Llevamos años preguntándonos si el Alzheimer es un daño colateral del sistema inmunitario y ahora empezamos a tener respuestas

En 1906, un médico de unos 40 años tomó la palabra en el congreso alemán de psiquiatría. Les habló de Auguste Deter, de cómo había perdido memoria, de cómo había empezado a desconfiar de su familia y de cómo su personalidad se había disuelto como un terrón de azúcar en agua caliente. Les habló también sobre su autopsia y sobre cómo se había dado de bruces con unas curiosas placas amiloides.

El médico se llamaba Alois Alzheimer y, aunque él no lo sabía, estaba haciendo historia. Cuatro años después, tras su muerte, Emil Kraepelin le pondría su apellido a una enfermedad que, desde entonces, ha intrigado a neurocientíficos, médicos e investigadores. Hoy los especialistas se preguntan si la enfermedad de Alzheimer no es en realidad un daño colateral, una secuela del ‘fuego amigo’ del sistema inmunitario.

Una mujer llamada Auguste

¿Cuál es su nombre?"

"Auguste".

"¿Apellido?"

"Auguste".

"¿Cuál es el nombre de tu marido?"

[Duda]

“Yo creo ... Auguste".

En 1996, varios historiadores desempolvaron los registros médicos del doctor Alzheimer y encontraron transcripciones completas de sus sesiones con Auguste.

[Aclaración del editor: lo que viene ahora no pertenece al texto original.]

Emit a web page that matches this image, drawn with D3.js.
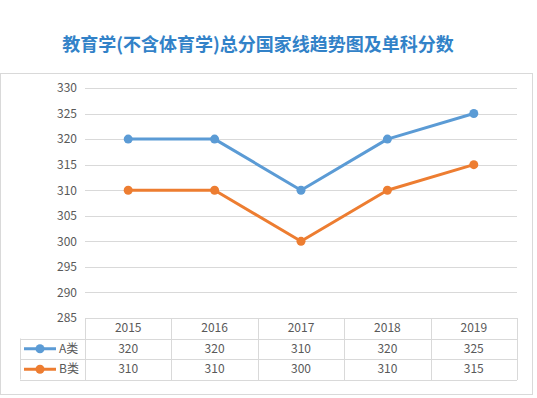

En ellas, sin que haga falta nada, se reconocen las marcas de la enfermedad.

Poco a poco, innovación a innovación y descubrimiento a descubrimiento, hemos ido formando una idea más precisa de este trastorno. Hoy por hoy, sabemos que es la causa más frecuente de demencia en Occidente (entre el 60 y el 80% de todas las demencias) y todo indica que seguirá creciendo (http://www.ncbi.nlm.nih.gov/pubmed/21304480). En las próximas décadas, con el progresivo envejecimiento de la población a lo largo de todo el mundo, los expertos esperan que el número de personas llegue a triplicarse.

Una idea radical

Se trata, pues, de uno de los problemas principales a los que se enfrenta la medicina actual. Y, por eso mismo, cualquier idea (por muy absurda que pueda sonar) es buena e incluso necesaria. Eso debió pensar en 2010 Michael Heneka cuando defendió la idea de que el sistema inmune del cerebro tenía un papel fundamental en el origen y desarrollo del Alzheimer.

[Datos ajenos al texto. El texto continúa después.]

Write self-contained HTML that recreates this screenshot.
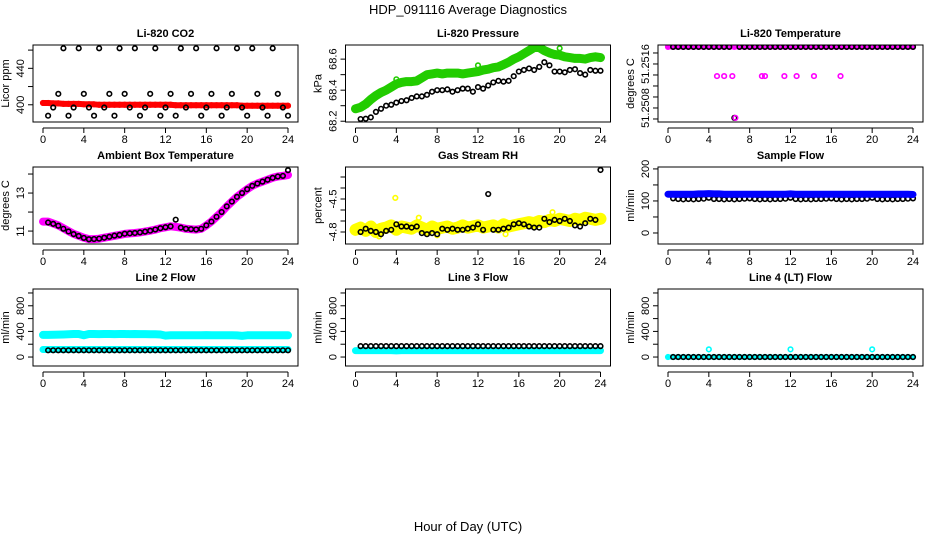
<!DOCTYPE html>
<html><head><meta charset="utf-8"><style>
body{margin:0;background:#fff}
svg{display:block;font-family:"Liberation Sans",sans-serif}
</style></head><body>
<svg id="c" width="936" height="540">
<text x="468" y="14" text-anchor="middle" font-size="13">HDP_091116  Average Diagnostics</text>
<text x="468" y="531" text-anchor="middle" font-size="13">Hour of Day (UTC)</text>
</svg>
<script>
const hoursDense=[0,0.5,1,1.5,2,2.5,3,3.5,4,4.5,5,5.5,6,6.5,7,7.5,8,8.5,9,9.5,10,10.5,11,11.5,12,12.5,13,13.5,14,14.5,15,15.5,16,16.5,17,17.5,18,18.5,19,19.5,20,20.5,21,21.5,22,22.5,23,23.5,24];
const hoursAvg=[0.5,1,1.5,2,2.5,3,3.5,4,4.5,5,5.5,6,6.5,7,7.5,8,8.5,9,9.5,10,10.5,11,11.5,12,12.5,13,13.5,14,14.5,15,15.5,16,16.5,17,17.5,18,18.5,19,19.5,20,20.5,21,21.5,22,22.5,23,23.5,24];
const xTicks=[0,4,8,12,16,20,24];
// CO2
const co2Dense=[402,402,401.5,401.5,401,401,401,401,400.5,400.5,400.5,400,400,400,400,400,400,400,400,400,400,400,400,400,400,400,399.5,399.5,399.5,399.5,399.5,399.5,399.5,399.5,399.5,399.5,399.5,399.5,399.5,399,399,399,399,399,399,399,399,399,399];
const co2Avg=[388,397,412,462,388,397,462,412,397,388,462,397,412,388,462,412,397,462,388,397,412,462,388,397,412,388,462,397,412,462,388,397,412,462,388,397,412,462,397,388,462,412,397,388,462,412,397,388];
// Pressure
const presDense=[68.28,68.29,68.31,68.34,68.365,68.385,68.40,68.42,68.44,68.45,68.455,68.455,68.46,68.48,68.50,68.505,68.51,68.505,68.51,68.51,68.51,68.505,68.51,68.515,68.52,68.53,68.535,68.545,68.55,68.565,68.58,68.60,68.615,68.635,68.655,68.675,68.675,68.655,68.64,68.63,68.625,68.615,68.61,68.605,68.605,68.60,68.61,68.615,68.61];
const presAvg=[68.214,68.216,68.225,68.26,68.28,68.30,68.306,68.32,68.33,68.335,68.35,68.36,68.36,68.37,68.39,68.40,68.40,68.405,68.39,68.40,68.41,68.41,68.39,68.42,68.41,68.43,68.45,68.46,68.455,68.46,68.49,68.52,68.53,68.54,68.53,68.55,68.58,68.56,68.52,68.52,68.515,68.53,68.535,68.51,68.50,68.53,68.525,68.525];
// Temperature
const tempDense=[51.25191,51.25191,51.25191,51.25191,51.25191,51.25191,51.25191,51.25191,51.25191,51.25191,51.25191,51.25191,51.25191,51.25191,51.25191,51.25191,51.25191,51.25191,51.25191,51.25191,51.25191,51.25191,51.25191,51.25191,51.25191,51.25191,51.25191,51.25191,51.25191,51.25191,51.25191,51.25191,51.25191,51.25191,51.25191,51.25191,51.25191,51.25191,51.25191,51.25191,51.25191,51.25191,51.25191,51.25191,51.25191,51.25191,51.25191,51.25191,51.25191];
const tempMidHours=[4.8,5.5,6.3,9.2,9.5,11.4,12.6,14.3,16.9,6.6];
const tempMidVals=[51.25138,51.25138,51.25138,51.25138,51.25138,51.25138,51.25138,51.25138,51.25138,51.25062];
const tempAvg=[51.25191,51.25191,51.25191,51.25191,51.25191,51.25191,51.25191,51.25191,51.25191,51.25191,51.25191,51.25191,51.25062,51.25191,51.25191,51.25191,51.25191,51.25191,51.25191,51.25191,51.25191,51.25191,51.25191,51.25191,51.25191,51.25191,51.25191,51.25191,51.25191,51.25191,51.25191,51.25191,51.25191,51.25191,51.25191,51.25191,51.25191,51.25191,51.25191,51.25191,51.25191,51.25191,51.25191,51.25191,51.25191,51.25191,51.25191,51.25191];
// Ambient
const ambDense=[11.5,11.5,11.4,11.3,11.15,11.0,10.85,10.75,10.65,10.58,10.58,10.6,10.65,10.7,10.75,10.8,10.85,10.88,10.9,10.93,10.97,11.02,11.08,11.15,11.2,11.25,11.22,11.18,11.12,11.1,11.08,11.12,11.3,11.5,11.75,12.0,12.3,12.55,12.8,13.0,13.2,13.38,13.5,13.6,13.7,13.8,13.87,13.9,13.95];
const ambAvg=[11.45,11.38,11.28,11.12,10.98,10.84,10.74,10.64,10.57,10.58,10.6,10.65,10.7,10.76,10.8,10.86,10.88,10.9,10.93,10.97,11.02,11.08,11.15,11.2,11.25,11.6,11.18,11.12,11.1,11.08,11.12,11.3,11.5,11.75,12.0,12.3,12.55,12.8,13.0,13.2,13.38,13.5,13.6,13.7,13.8,13.87,13.9,14.2];
// RH
const rhDense=[-4.78,-4.76,-4.79,-4.75,-4.80,-4.77,-4.76,-4.74,-4.78,-4.75,-4.76,-4.77,-4.74,-4.76,-4.78,-4.75,-4.77,-4.76,-4.75,-4.77,-4.76,-4.74,-4.76,-4.75,-4.74,-4.76,-4.75,-4.74,-4.76,-4.73,-4.75,-4.74,-4.73,-4.72,-4.71,-4.72,-4.70,-4.71,-4.69,-4.70,-4.68,-4.69,-4.70,-4.68,-4.69,-4.67,-4.68,-4.69,-4.68];
const rhExtraHours=[3.9,1.5,6.2,2.3,14.7,8.0,19.3];
const rhExtraVals=[-4.49,-4.73,-4.67,-4.84,-4.82,-4.83,-4.62];
const rhAvg=[-4.80,-4.77,-4.79,-4.80,-4.82,-4.79,-4.78,-4.73,-4.75,-4.75,-4.76,-4.75,-4.81,-4.82,-4.81,-4.82,-4.77,-4.78,-4.77,-4.78,-4.78,-4.77,-4.76,-4.73,-4.78,-4.455,-4.78,-4.78,-4.77,-4.76,-4.73,-4.72,-4.73,-4.75,-4.76,-4.76,-4.68,-4.71,-4.69,-4.70,-4.68,-4.70,-4.74,-4.75,-4.72,-4.68,-4.69,-4.236];
// Sample flow
const sfDense=[121,121,121,121,121,121,122,122,123,122,122,121,121,121,121,121,121,121,121,121,121,121,121,121,122,121,121,121,121,121,121,121,121,121,121,121,121,121,121,121,121,121,121,121,121,121,121,121,120];
const sfAvg=[108,106,105,106,105,106,107,110,106,106,105,106,105,106,107,108,106,105,106,105,106,106,107,110,106,105,106,105,106,106,107,108,106,105,106,105,106,106,107,110,106,105,106,105,106,106,107,108];
// Line 2
const l2Upper=[345,345,348,350,352,355,360,360,340,360,360,358,360,360,358,360,360,358,360,358,358,356,355,352,335,340,340,340,340,340,340,340,342,340,340,340,340,340,338,330,340,340,340,340,340,340,340,340,340];
const l2Lower=[118,118,118,118,118,118,118,118,118,118,118,118,118,118,118,118,118,118,118,118,118,118,118,118,118,118,118,118,118,118,118,118,118,118,118,118,118,118,118,118,118,118,118,118,118,118,118,118,118];
const l2Avg=[105,105,105,105,105,105,105,105,105,105,105,105,105,105,105,105,105,105,105,105,105,105,105,105,105,105,105,105,105,105,105,105,105,105,105,105,105,105,105,105,105,105,105,105,105,105,105,105];
// Line 3
const l3Dense=[100,100,100,100,100,100,100,100,95,100,100,100,100,100,100,100,100,100,100,100,100,100,100,100,100,100,100,100,100,100,100,100,100,100,100,100,100,100,100,100,100,100,100,100,100,100,100,100,100];
const l3Avg=[170,170,170,170,170,170,170,170,170,170,170,170,170,170,170,170,170,170,170,170,170,170,170,170,170,170,170,170,170,170,170,170,170,170,170,170,170,170,170,170,170,170,170,170,170,170,170,170];
// Line 4
const l4Dense=[0,0,0,0,0,0,0,0,0,0,0,0,0,0,0,0,0,0,0,0,0,0,0,0,0,0,0,0,0,0,0,0,0,0,0,0,0,0,0,0,0,0,0,0,0,0,0,0,0];
const l4ExtraHours=[4,12,20];
const l4ExtraVals=[120,120,120];
const l4Avg=[0,0,0,0,0,0,0,0,0,0,0,0,0,0,0,0,0,0,0,0,0,0,0,0,0,0,0,0,0,0,0,0,0,0,0,0,0,0,0,0,0,0,0,0,0,0,0,0];

const NS='http://www.w3.org/2000/svg';
const svg=document.getElementById('c');
function mk(tag,attrs,parent){const e=document.createElementNS(NS,tag);for(const k in attrs)e.setAttribute(k,attrs[k]);(parent||svg).appendChild(e);return e;}

const panels=[
 {id:'co2',title:'Li-820 CO2',ylab:'Licor ppm',col:0,row:0,ymin:381.1,ymax:465.6,ticks:[400,420,440,460],labels:[400,440],fmt:v=>v,
  series:[{h:hoursDense,v:co2Dense,c:'#ff0000',dense:true},{h:hoursAvg,v:co2Avg,c:'#000'}]},
 {id:'pressure',title:'Li-820 Pressure',ylab:'kPa',col:1,row:0,ymin:68.195,ymax:68.691,ticks:[68.2,68.3,68.4,68.5,68.6],labels:[68.2,68.4,68.6],fmt:v=>v.toFixed(1),
  series:[{h:hoursDense,v:presDense,c:'#22cc00',dense:true,w:9},{h:hoursAvg,v:presAvg,c:'#000'}],extra:[{h:[4,12,20],v:[68.47,68.56,68.67],c:'#22cc00'}]},
 {id:'temperature',title:'Li-820 Temperature',ylab:'degrees C',col:2,row:0,ymin:51.250545,ymax:51.251945,ticks:[51.2506,51.2508,51.251,51.2512,51.2514,51.2516,51.2518],labels:[51.2508,51.2516],fmt:v=>v.toFixed(4),
  series:[{h:hoursDense,v:tempDense,c:'#ff00ff',dense:true,w:5},{h:hoursAvg,v:tempAvg,c:'#000'}],extra:[{h:tempMidHours,v:tempMidVals,c:'#ff00ff'}]},
 {id:'ambient',title:'Ambient Box Temperature',ylab:'degrees C',col:0,row:1,ymin:10.32,ymax:14.37,ticks:[11,12,13,14],labels:[11,13],fmt:v=>v,
  series:[{h:hoursDense,v:ambDense,c:'#ff00ff',dense:true,w:8},{h:hoursAvg,v:ambAvg,c:'#000'}]},
 {id:'rh',title:'Gas Stream RH',ylab:'percent',col:1,row:1,ymin:-4.909,ymax:-4.209,ticks:[-4.8,-4.7,-4.6,-4.5,-4.4,-4.3],labels:[-4.8,-4.5],fmt:v=>v.toFixed(1),
  series:[{h:hoursDense,v:rhDense,c:'#ffff00',dense:true,w:12},{h:hoursAvg,v:rhAvg,c:'#000'}],extra:[{h:rhExtraHours,v:rhExtraVals,c:'#ffff00'}],extraFirst:true},
 {id:'sample-flow',title:'Sample Flow',ylab:'ml/min',col:2,row:1,ymin:-34.4,ymax:206,ticks:[0,50,100,150,200],labels:[0,100,200],fmt:v=>v,
  series:[{h:hoursAvg,v:sfAvg,c:'#000'},{h:hoursDense,v:sfDense,c:'#0000ff',dense:true,w:7}]},
 {id:'line2-flow',title:'Line 2 Flow',ylab:'ml/min',col:0,row:2,ymin:-140,ymax:1062,ticks:[0,200,400,600,800,1000],labels:[0,400,800],fmt:v=>v,
  series:[{h:hoursDense,v:l2Upper,c:'#00ffff',dense:true,w:8},{h:hoursDense,v:l2Lower,c:'#00ffff',dense:true,w:7},{h:hoursAvg,v:l2Avg,c:'#000'}]},
 {id:'line3-flow',title:'Line 3 Flow',ylab:'ml/min',col:1,row:2,ymin:-140,ymax:1062,ticks:[0,200,400,600,800,1000],labels:[0,400,800],fmt:v=>v,
  series:[{h:hoursDense,v:l3Dense,c:'#00ffff',dense:true,w:7},{h:hoursAvg,v:l3Avg,c:'#000'}]},
 {id:'line4-flow',title:'Line 4 (LT) Flow',ylab:'ml/min',col:2,row:2,ymin:-140,ymax:1062,ticks:[0,200,400,600,800,1000],labels:[0,400,800],fmt:v=>v,
  series:[{h:hoursDense,v:l4Dense,c:'#00ffff',dense:true,w:5},{h:hoursAvg,v:l4Avg,c:'#000'}],extra:[{h:l4ExtraHours,v:l4ExtraVals,c:'#00ffff'}]}
];

panels.forEach(p=>{
  const x0=43+312.5*p.col, pxh=245/24;
  const L=x0-10, R=x0+255, T=45+122*p.row, B=T+77;
  const xs=h=>x0+h*pxh;
  const ys=v=>B-(v-p.ymin)/(p.ymax-p.ymin)*(B-T);
  const g=mk('g',{});
  
  
  const t=mk('text',{x:(L+R)/2,y:T-8,'text-anchor':'middle','font-size':11,'font-weight':'bold'},g);
  t.textContent=p.title;
  
  
  const yl=mk('text',{x:0,y:0,transform:`translate(${L-24},${(T+B)/2}) rotate(-90)`,'text-anchor':'middle','font-size':11},g);
  yl.textContent=p.ylab;
  
  
  const clipId='clip-'+p.id;
  const cp=mk('clipPath',{id:clipId});
  mk('rect',{x:L,y:T,width:R-L,height:B-T},cp);
  const pg=mk('g',{'clip-path':`url(#${clipId})`},g);
  
  
  function drawPts(h,v,c){
    for(let i=0;i<v.length;i++){
      const ci=mk('circle',{cx:xs(h[i]),cy:ys(v[i]),r:2.3,fill:'none',stroke:c,'stroke-width':1.6},pg);
      
      
    }
  }
  function drawExtra(){ (p.extra||[]).forEach(e=>drawPts(e.h,e.v,e.c)); }
  if(p.extraFirst) drawExtra();
  p.series.forEach(s=>{
    if(s.dense){
      const pts=s.h.map((h,i)=>xs(h).toFixed(1)+','+ys(s.v[i]).toFixed(1)).join(' ');
      const pl=mk('polyline',{points:pts,fill:'none',stroke:s.c,'stroke-width':s.w||6,'stroke-linejoin':'round','stroke-linecap':'round'},pg);
      
      
    }
    drawPts(s.h,s.v,s.c);
  });
  if(!p.extraFirst) drawExtra();
  const box=mk('rect',{x:L,y:T,width:R-L,height:B-T,fill:'none',stroke:'#000','stroke-width':1},g);
  
  
  p.ticks.forEach(v=>{
    const y=ys(v);
    if(y<T-0.5||y>B+0.5) return;
    const tk=mk('line',{x1:L-5,x2:L,y1:y,y2:y,stroke:'#000'},g);
    
    
  });
  p.labels.forEach(v=>{
    const y=ys(v);
    const lt=mk('text',{x:0,y:0,transform:`translate(${L-9},${y}) rotate(-90)`,'text-anchor':'middle','font-size':11},g);
    lt.textContent=p.fmt(v);
    
    
  });
  const ax=mk('line',{x1:xs(0),x2:xs(24),y1:B+6,y2:B+6,stroke:'#000'},g);
  
  
  xTicks.forEach(h=>{
    const tk=mk('line',{x1:xs(h),x2:xs(h),y1:B+6,y2:B+11,stroke:'#000'},g);
    
    
    const lt=mk('text',{x:xs(h),y:B+21,'text-anchor':'middle','font-size':11},g);
    lt.textContent=h;
    
    
  });
});
</script>
</body></html>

No era una idea genuinamente nueva (había surgido como hipótesis en la nebulosa conceptual de los noventa), pero era una idea arriesgada. De hecho, era demasiado arriesgada como para que alguien la tomara en serio en 2010. No había datos, solo intuiciones. Y, seamos sinceros, las intuiciones tienen poco peso en la ciencia.

Aunque, a veces, tienen un profundo impacto en su futuro. En diciembre de 2017, el equipo de Heneka demostró que había una proteína (llamada ASC) que estaba vinculada de forma crucial con la progresión de la enfermedad. Según los resultados de sus experimentos con ratones, bloquear esta proteína frenaba la formación de placas amiloides.

Como explican en un estupendo reportaje de Nature, ni en sus mejores sueños Heneka hubiera esperado que los resultados fueran tan buenos. La misteriosa conexión entre la inflamación, la proteína beta-amiloide y el Alzheimer parecía poder despejarse después de que hace cuatro años los primeros resultados experimentales comenzaran a llegar al laboratorio de la Universidad de Bonn.

Una puerta entreabierta

Aun así, no sabemos cuál es el papel real del sistema inmune en el origen y el desarrollo de la demencia y, no hace falta decirlo, estamos a muchos años de un fármaco que pueda aprovechar estos descubrimientos. Sobre todo, porque, aunque seamos capaces de desarrollar una inmunoterapia que desactive las proteínas clave, sería necesario aplicarlo antes de que la enfermedad se manifieste.

Y no, lamentablemente no sabemos cómo predecir el Alzheimer. No obstante, y quizá por primera vez, tenemos una vía para intentar un abordaje farmacológico contra la enfermedad. Quién sabe si la vacuna del Alzheimer está más cerca de lo que parece.